Another direction that Alexander offers is examining the "battles" that civil rights advocates choose over the battle of mass incarceration. The majority of resources are poured into issues such as affirmative action. These issues only benefit a few in the hopes that the gains can "trickle down" to the less fortunate members of black society. She says affirmative action is a battle that can be more easily won. However, its long-term rewards are not as truly effective in overhauling the system of racial oppression as it would be to dismantle mass incarceration. Tackling reforms one small brick at a time will never amount to the drastic, ground-up revolution that needs to occur. In Tinkering Is For Mechanics, Not Racial-Justice Advocates, Alexander emphasizes that it is racial indifference that is the most detrimental thing to civil rights. While outright racial hostility at least brings the issues out into the open, racial indifference turns a blind eye. It sweeps under the rug any acknowledgment that might lead to real change.
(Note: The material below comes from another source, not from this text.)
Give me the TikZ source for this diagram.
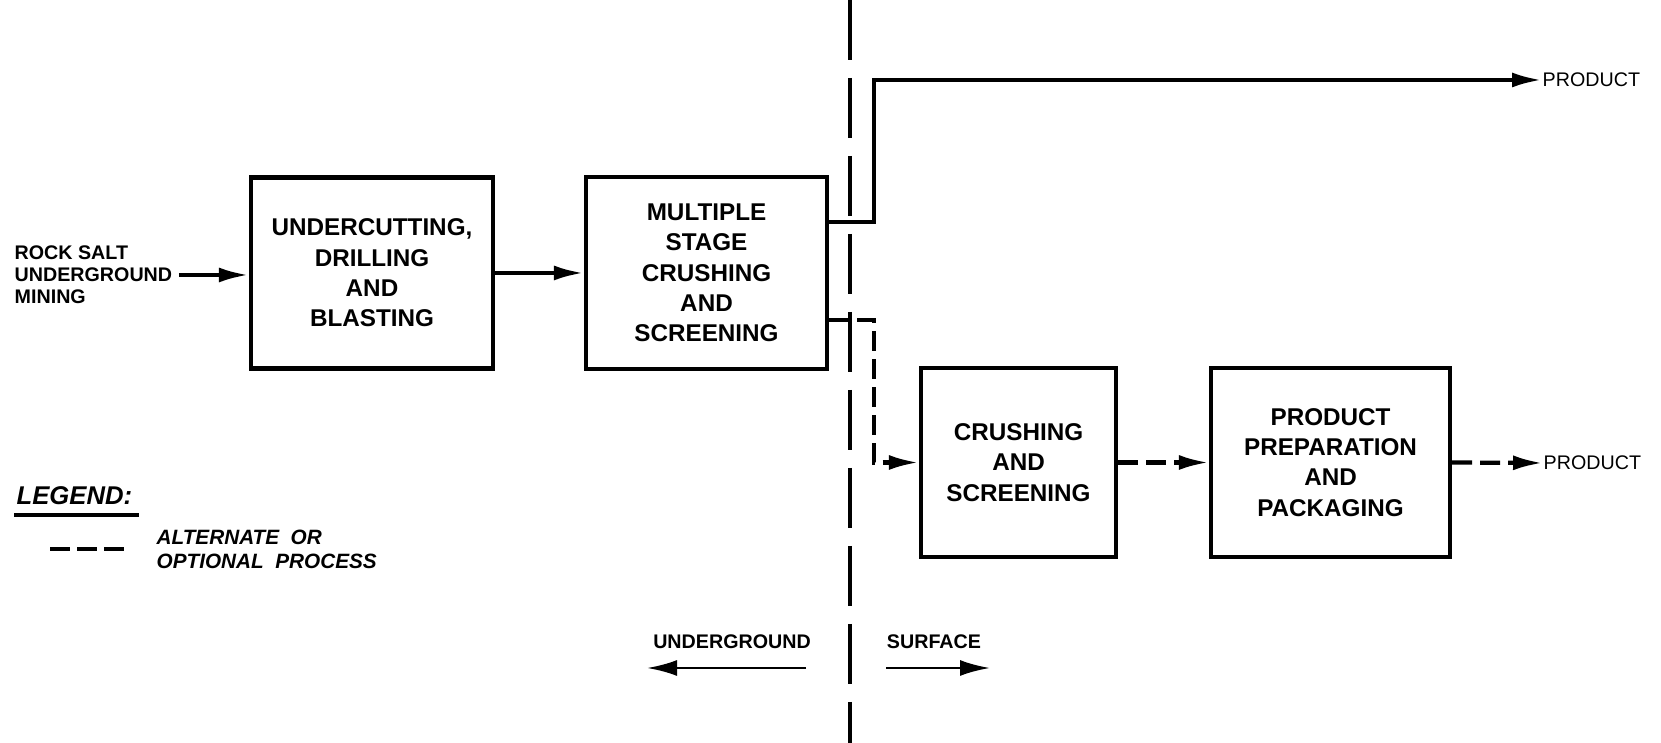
\documentclass[tikz,border=0pt]{standalone}
\usepackage{fontspec}
\setmainfont{Liberation Sans}
\usepackage{tikz}
\usetikzlibrary{arrows.meta,calc,positioning}

\begin{document}
\begin{tikzpicture}[>={Latex[length=3mm,width=1.5mm]},
	box/.style={draw,line width=1.2pt,align=center,font=\bfseries\fontsize{6.9}{8.6}\selectfont},
	flow/.style={->,line width=1.2pt},
	alt/.style={->,line width=1.2pt,dash pattern=on 0.2cm off 0.08cm},
	lbl/.style={font=\bfseries\fontsize{5.6}{6.3}\selectfont,align=left,inner sep=0pt}]
		\useasboundingbox (0,0) rectangle (16.61,7.43);
		% boundary underground / surface
		\draw[line width=1.2pt,dash pattern=on 0.6cm off 0.18cm] (8.5,7.43)--(8.5,0);
		% underground boxes
		\node[box,minimum width=2.42cm,minimum height=1.91cm] (undercut) at (3.72,4.70) {UNDERCUTTING,\\ DRILLING\\ AND\\ BLASTING};
		\node[box,minimum width=2.41cm,minimum height=1.92cm] (multi) at (7.065,4.70) {MULTIPLE\\ STAGE\\ CRUSHING\\ AND\\ SCREENING};
		% surface boxes
		\node[box,minimum width=1.95cm,minimum height=1.89cm] (crush) at (10.185,2.805) {CRUSHING\\ AND\\ SCREENING};
		\node[box,minimum width=2.39cm,minimum height=1.89cm] (pack) at (13.305,2.805) {PRODUCT\\ PREPARATION\\ AND\\ PACKAGING};
		% input
		\node[lbl,anchor=west] (rock) at (0.14,4.68) {ROCK SALT\\ UNDERGROUND\\ MINING};
		\draw[flow] (rock.east)++(0.06,0) coordinate (rockout) -- (rockout -| undercut.west);
		\draw[flow] (undercut.east) -- (undercut.east -| multi.west);
		% main product line
		\coordinate (topout) at ($(multi.east)+(0,0.51)$);
		\node[anchor=west,inner sep=0pt,font=\fontsize{5.6}{6.3}\selectfont] (prod1) at (15.42,6.63) {PRODUCT};
		\draw[flow] (topout) -| (8.74,6.63) -- (prod1.west);
		% optional route
		\coordinate (altout) at ($(multi.east)+(0,-0.47)$);
		\coordinate (altbend) at (8.74,4.23);
		\draw[alt] (altout) -- (altbend) |- (crush.west);
		\draw[alt] (crush.east) -- (pack.west);
		\node[anchor=west,inner sep=0pt,font=\fontsize{5.6}{6.3}\selectfont] (prod2) at (15.43,2.80) {PRODUCT};
		\draw[alt] (pack.east) -- (prod2.west);
		% legend
		\node[anchor=west,inner sep=0pt,font=\bfseries\itshape\fontsize{7.3}{8}\selectfont] (legend) at (0.16,2.47) {LEGEND:};
		\draw[line width=1.1pt] ($(legend.south west)+(-0.02,-0.09)$) -- ($(legend.south east)+(0.06,-0.09)$);
		\node[anchor=west,inner sep=0pt,align=left,font=\bfseries\itshape\fontsize{5.9}{6.9}\selectfont] (legtxt) at (1.56,1.94) {ALTERNATE\ \ OR\\ OPTIONAL\ \ PROCESS};
		\draw[line width=1pt,dash pattern=on 0.2cm off 0.07cm] (0.5,1.94) -- (1.24,1.94);
		% underground / surface
		\node[lbl] (under) at (7.32,1.01) {UNDERGROUND};
		\node[lbl] (surf) at (9.34,1.01) {SURFACE};
		\coordinate (uend) at (6.47,0.75);
		\coordinate (send) at (9.90,0.75);
		\draw[->,line width=0.8pt,>={Latex[length=3mm,width=1.6mm]}] (8.06,0.75) -- (uend);
		\draw[->,line width=0.8pt,>={Latex[length=3mm,width=1.6mm]}] (8.86,0.75) -- (send);
\end{tikzpicture}
\end{document}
It allows for things to stay exactly as they are and to deny the bare truth of them. The shift in public consciousness must be total, or the systems will remain in place under new guises.Alexander points out in Let's Talk About Race—Resisting the Temptation of Colorblind Advocacy that mass incarceration must be seen as a racial caste system. This means that the public must recognize that the justifications for mass incarceration as a way to control crime are patently false. The public must see how incarceration has been used as a successful tool for racial control. Finally, the public must recognize that the current method of imprisonment actually creates far more crime than it prevents. However, as a tool of racial control, it is very effective. Colorblindness allows for systemic and institutional oppression to happen against minorities while the rest of society and its structures deny its existence. If society continues not to care about the racial caste system, nothing can be changed. In Against Colorblindness, she argues that when we recognize each other's humanity we understand the core need for equal human rights.